* **DATA PROVIDED**

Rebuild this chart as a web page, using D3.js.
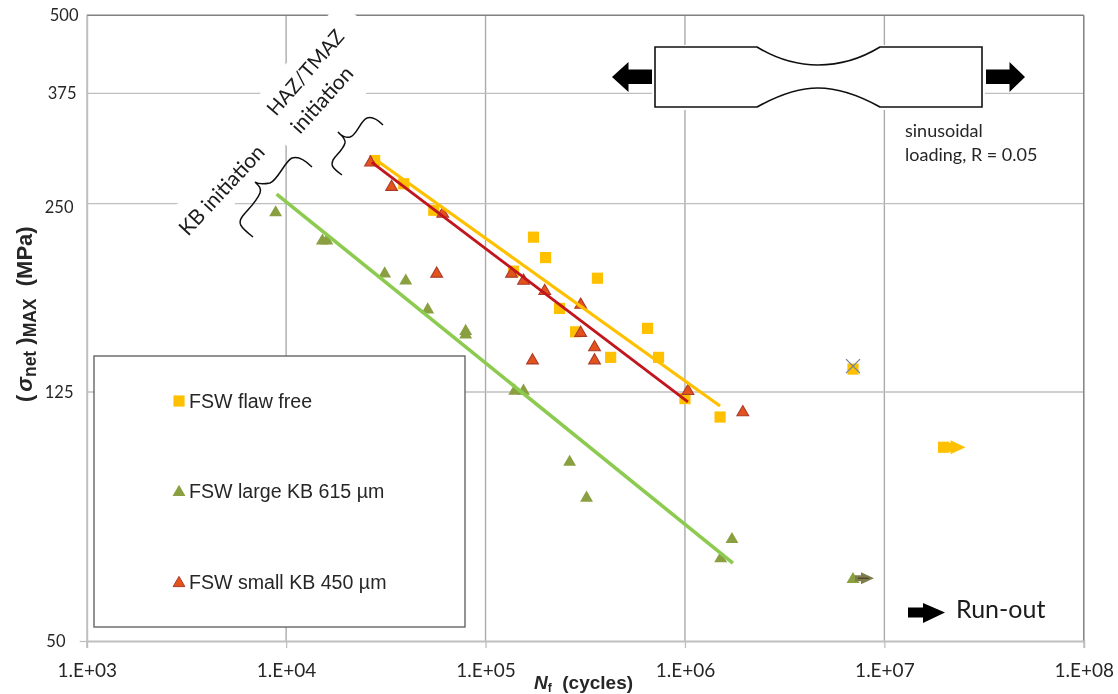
<!DOCTYPE html>
<html><head><meta charset="utf-8">
<style>html,body{margin:0;padding:0;background:#fff}svg{display:block}</style>
<script src="https://d3js.org/d3.v7.min.js"></script></head><body>
<script>
// ---- data ----
const xTickValues = [1e3,1e4,1e5,1e6,1e7,1e8];
const xTickLabels = ["1.E+03","1.E+04","1.E+05","1.E+06","1.E+07","1.E+08"];
const yTickValues = [500,375,250,125,50];
const flawN  = [27800,38900,55000,138000,174000,200000,364000,235000,283000,649000,424000,737000,1000000,1500000,6960000,19800000];
const flawS  = [293,269,244,195,221,205,190,170,156,158,142,142,122,114,136,102];
const largeN = [8860,15200,16000,31200,39800,51300,79500,79500,140000,155000,264000,321000,1510000,1720000,6960000];
const largeS = [243,219,219,194,189,170,157,155,126,126,97,85,68,73,63];
const smallN = [26500,33800,61000,56900,135000,155000,198000,300000,300000,352000,352000,172000,1035000,1950000];
const smallS = [292,267,242,194,194,189,182,173,156,148,141,141,126,116.5];
const fitFlawN  = [27500,1500000];  const fitFlawS  = [295.5,118.7];
const fitSmallN = [26900,1035000];  const fitSmallS = [291,120.5];
const fitLargeN = [8960,1740000];   const fitLargeS = [259,66.6];
const legendLabels = ["FSW flaw free","FSW large KB 615 µm","FSW small KB 450 µm"];
const runoutFlawN = [19800000], runoutFlawS = [102];
const runoutLargeN = [6960000], runoutLargeS = [63];
const crossedN = [6960000], crossedS = [137.5];

const W=1118,H=694;
const YEL="#FFC000",GRN="#8A9F40",RED="#E5521B",REDE="#A93B2B";
const GRID="#BFBFBF";
const x=d3.scaleLog().domain([1e3,1e8]).range([86.7,1083.8]);
const y=d3.scaleLog().domain([50,500]).range([641,15.3]);

const svg=d3.select("body").append("svg").attr("width",W).attr("height",H)
  .style("font-family","Lato");
svg.append("defs").append("filter").attr("id","soft").attr("x","-2%").attr("y","-2%").attr("width","104%").attr("height","104%")
  .append("feGaussianBlur").attr("stdDeviation",0.5);
const g=svg.append("g").attr("filter","url(#soft)");
g.append("rect").attr("width",W).attr("height",H).attr("fill","#fff");

// grid
g.append("g").selectAll("line").data(xTickValues.slice(1,-1)).join("line")
  .attr("x1",d=>x(d)).attr("x2",d=>x(d)).attr("y1",y(500)).attr("y2",y(50))
  .attr("stroke","#ABABAB").attr("stroke-width",1.4);
g.append("g").selectAll("line").data([375,250,125]).join("line")
  .attr("x1",x(1e3)).attr("x2",x(1e8)).attr("y1",d=>y(d)).attr("y2",d=>y(d))
  .attr("stroke",GRID).attr("stroke-width",1.3);
// frame
g.append("line").attr("x1",x(1e3)).attr("x2",x(1e8)).attr("y1",y(500)).attr("y2",y(500)).attr("stroke","#808080").attr("stroke-width",1.6);
g.append("line").attr("x1",x(1e8)).attr("x2",x(1e8)).attr("y1",y(500)).attr("y2",y(50)).attr("stroke","#808080").attr("stroke-width",1.5);

// axes
const ax=d3.axisBottom(x).tickValues(xTickValues).tickFormat((d,i)=>xTickLabels[i]).tickSize(7).tickPadding(15.5);
const gx=g.append("g").attr("transform",`translate(0,${y(50)})`).call(ax);
const ay=d3.axisLeft(y).tickValues(yTickValues).tickFormat(d=>d).tickSize(0).tickPadding(9);
const gy=g.append("g").attr("transform",`translate(${x(1e3)},0)`).call(ay);
[gx,gy].forEach(a=>{a.select(".domain").attr("stroke",GRID).attr("stroke-width",2);
  a.selectAll("text").attr("fill","#262626").style("font-family","Lato");
  a.selectAll("line").attr("stroke",GRID).attr("stroke-width",1.3);});
gx.selectAll("text").style("font-size","19px");
gy.selectAll("text").style("font-size","16.5px");
gy.selectAll(".tick").filter(d=>d===50).select("line").attr("x2",-7);
const yEnd={500:78,375:76,250:73,125:73,50:65};
gy.selectAll(".tick text").attr("x",d=>yEnd[d]-x(1e3)+0.5);
gy.selectAll(".tick").filter(d=>d===250).select("text").attr("dy","0.55em");

// white backing for rotated labels
g.append("rect").attr("x",-72).attr("y",-40).attr("width",144).attr("height",80).attr("fill","#fff").attr("transform","translate(323,82) rotate(-49)");
g.append("rect").attr("x",-64).attr("y",-21).attr("width",128).attr("height",42).attr("fill","#fff").attr("transform","translate(219,190) rotate(-47)");

// legend
const lg=g.append("g");
lg.append("rect").attr("x",94).attr("y",356).attr("width",371).attr("height",271).attr("fill","#fff").attr("stroke","#595959").attr("stroke-width",1.3);

const sq=d3.symbol().type(d3.symbolSquare).size(125)();
const tri=d3.symbol().type(d3.symbolTriangle).size(72)();
const triR=d3.symbol().type(d3.symbolTriangle).size(60)();

function sym(data,path,fill,stroke,dy){
  g.append("g").selectAll("path").data(data).join("path").attr("d",path)
   .attr("transform",d=>`translate(${x(d[0])},${y(d[1])+(dy||0)})`)
   .attr("fill",fill).attr("stroke",stroke||"none").attr("stroke-width",stroke?1.1:0);
}
const zip=(a,b)=>a.map((v,i)=>[v,b[i]]);

// run-out arrows
g.selectAll(".ry").data(zip(runoutFlawN,runoutFlawS)).join("path").attr("class","ry")
  .attr("d","M0,-4.5H7V-7L22,0L7,7V4.5H0Z").attr("fill",YEL)
  .attr("transform",d=>`translate(${x(d[0])},${y(d[1])})`);

sym(zip(flawN,flawS),sq,YEL);
sym(zip(largeN,largeS),tri,GRN,null,1.2);
sym(zip(smallN,smallS),triR,RED,REDE,1.2);

g.selectAll(".rg").data(zip(runoutLargeN,runoutLargeS)).join("path").attr("class","rg")
  .attr("d","M2,-3H8V-6L21,0L8,6V3H2Z").attr("fill","#7F7C4C")
  .attr("transform",d=>`translate(${x(d[0])},${y(d[1])})`);
g.selectAll(".rl").data(zip(runoutLargeN,runoutLargeS)).join("line").attr("class","rl")
  .attr("x1",d=>x(d[0])+5).attr("x2",d=>x(d[0])+16).attr("y1",d=>y(d[1])).attr("y2",d=>y(d[1]))
  .attr("stroke","#3d3320").attr("stroke-width",1);
g.selectAll(".xx").data(zip(crossedN,crossedS)).join("path").attr("class","xx")
  .attr("d","M-7,-7L7,7M7,-7L-7,7").attr("fill","none").attr("stroke","#6F82A0").attr("stroke-width",1.3)
  .attr("transform",d=>`translate(${x(d[0])},${y(d[1])})`);

// fit lines
const ln=d3.line().x(d=>x(d[0])).y(d=>y(d[1]));
g.append("path").attr("d",ln(zip(fitFlawN,fitFlawS))).attr("stroke",YEL).attr("stroke-width",3.2).attr("fill","none");
g.append("path").attr("d",ln(zip(fitSmallN,fitSmallS))).attr("stroke","#C0121C").attr("stroke-width",2.8).attr("fill","none");
g.append("path").attr("d",ln(zip(fitLargeN,fitLargeS))).attr("stroke","#8CCB50").attr("stroke-width",3.6).attr("fill","none");

// legend rows
const legY=[401,491,582];
const legMark=[[sq,YEL,null,0],[tri,GRN,null,1.2],[triR,RED,REDE,1.2]];
legendLabels.forEach((t,i)=>{
  g.append("path").attr("d",legMark[i][0]).attr("transform",`translate(179,${legY[i]+legMark[i][3]})`).attr("fill",legMark[i][1]).attr("stroke",legMark[i][2]||"none");
  g.append("text").attr("x",189).attr("y",legY[i]+6.5).text(t).style("font-family","Liberation Sans").style("font-size","19.6px").attr("fill","#262626");
});

// axis titles
const xt=g.append("text").attr("x",534).attr("y",688.5).style("font-family","Liberation Sans").style("font-size","19px").style("font-weight","bold").attr("fill","#262626").style("white-space","pre");
xt.append("tspan").text("N").style("font-style","italic");
xt.append("tspan").text("f").attr("dy",3).style("font-size","12px");
xt.append("tspan").text("  (cycles)").attr("dy",-3);

const yt=g.append("text").attr("transform","translate(32,402) rotate(-90)").style("font-family","Liberation Sans").style("font-size","22px").style("font-weight","bold").attr("fill","#262626").style("white-space","pre");
yt.append("tspan").text("(");
yt.append("tspan").text("σ").style("font-style","italic").attr("dx",3);
yt.append("tspan").text("net").attr("dy",4).style("font-size","17.5px");
yt.append("tspan").text(" )").attr("dy",-4);
yt.append("tspan").text("MAX").attr("dy",4).style("font-size","17.5px");
yt.append("tspan").text("  (MPa)").attr("dy",-4);

// specimen drawing
g.append("rect").attr("x",652).attr("y",45).attr("width",333).attr("height",65).attr("fill","#fff");
g.append("path").attr("d","M655,47H757C775,58 797,65 818,65C840,65 862,58 880,47H982V107H880C862,97 840,88 818,88C797,88 775,97 757,107H655Z")
  .attr("fill","#fff").attr("stroke","#111").attr("stroke-width",1.6);
g.append("path").attr("d","M652,69.5H628.5V62L612,77L628.5,92V84H652Z").attr("fill","#000");
g.append("path").attr("d","M986,69.5H1009.5V62L1025,77L1009.5,92V84H986Z").attr("fill","#000");
g.append("text").attr("x",905).attr("y",137).text("sinusoidal").style("font-size","18px").attr("fill","#262626");
g.append("text").attr("x",905).attr("y",160.5).text("loading, R = 0.05").style("font-size","18px").attr("fill","#262626");

// initiation annotations
g.append("text").attr("transform","translate(188,237) rotate(-47)").text("KB initiation").style("font-size","21px").attr("fill","#1a1a1a");
g.append("text").attr("transform","translate(276,117) rotate(-49)").text("HAZ/TMAZ").style("font-size","20px").attr("fill","#1a1a1a");
g.append("text").attr("transform","translate(300,135) rotate(-48)").text("initiation").style("font-size","21px").attr("fill","#1a1a1a");
g.append("path").attr("d","M312,167C305,160 298,156 292,158C285,161 278,180 270,183C265,184 258,184 255,182C258,185 262,188 260,193C256,203 246,211 242,217C238,223 239,226 253,237")
  .attr("fill","none").attr("stroke","#111").attr("stroke-width",1.5);
g.append("path").attr("d","M383,125C378,120 373,116 367,118C360,121 357,135 350,137C346,138 341,136 338,132C341,135 346,139 345,143C343,150 336,155 333,160C331,165 331,167 342,175")
  .attr("fill","none").attr("stroke","#111").attr("stroke-width",1.5);

// run-out key
g.append("path").attr("d","M908,607.5H923V603L945,612.5L923,623V617.5H908Z").attr("fill","#000");
g.append("text").attr("x",956).attr("y",618).text("Run-out").style("font-size","25px").attr("fill","#1a1a1a");
</script></body></html>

* **PROBLEM REQUIREMENTS**
Repeat only the lines from the beginning of the material through the line containing "const crossedN = [6960000], crossedS", both ends kept, leaving pictures out.

* **OUTPUT FOR THIS TASK**
Rebuild this chart as a web page, using D3.js.
<!DOCTYPE html>
<html><head><meta charset="utf-8">
<style>html,body{margin:0;padding:0;background:#fff}svg{display:block}</style>
<script src="https://d3js.org/d3.v7.min.js"></script></head><body>
<script>
// ---- data ----
const xTickValues = [1e3,1e4,1e5,1e6,1e7,1e8];
const xTickLabels = ["1.E+03","1.E+04","1.E+05","1.E+06","1.E+07","1.E+08"];
const yTickValues = [500,375,250,125,50];
const flawN  = [27800,38900,55000,138000,174000,200000,364000,235000,283000,649000,424000,737000,1000000,1500000,6960000,19800000];
const flawS  = [293,269,244,195,221,205,190,170,156,158,142,142,122,114,136,102];
const largeN = [8860,15200,16000,31200,39800,51300,79500,79500,140000,155000,264000,321000,1510000,1720000,6960000];
const largeS = [243,219,219,194,189,170,157,155,126,126,97,85,68,73,63];
const smallN = [26500,33800,61000,56900,135000,155000,198000,300000,300000,352000,352000,172000,1035000,1950000];
const smallS = [292,267,242,194,194,189,182,173,156,148,141,141,126,116.5];
const fitFlawN  = [27500,1500000];  const fitFlawS  = [295.5,118.7];
const fitSmallN = [26900,1035000];  const fitSmallS = [291,120.5];
const fitLargeN = [8960,1740000];   const fitLargeS = [259,66.6];
const legendLabels = ["FSW flaw free","FSW large KB 615 µm","FSW small KB 450 µm"];
const runoutFlawN = [19800000], runoutFlawS = [102];
const runoutLargeN = [6960000], runoutLargeS = [63];
const crossedN = [6960000], crossedS = [137.5];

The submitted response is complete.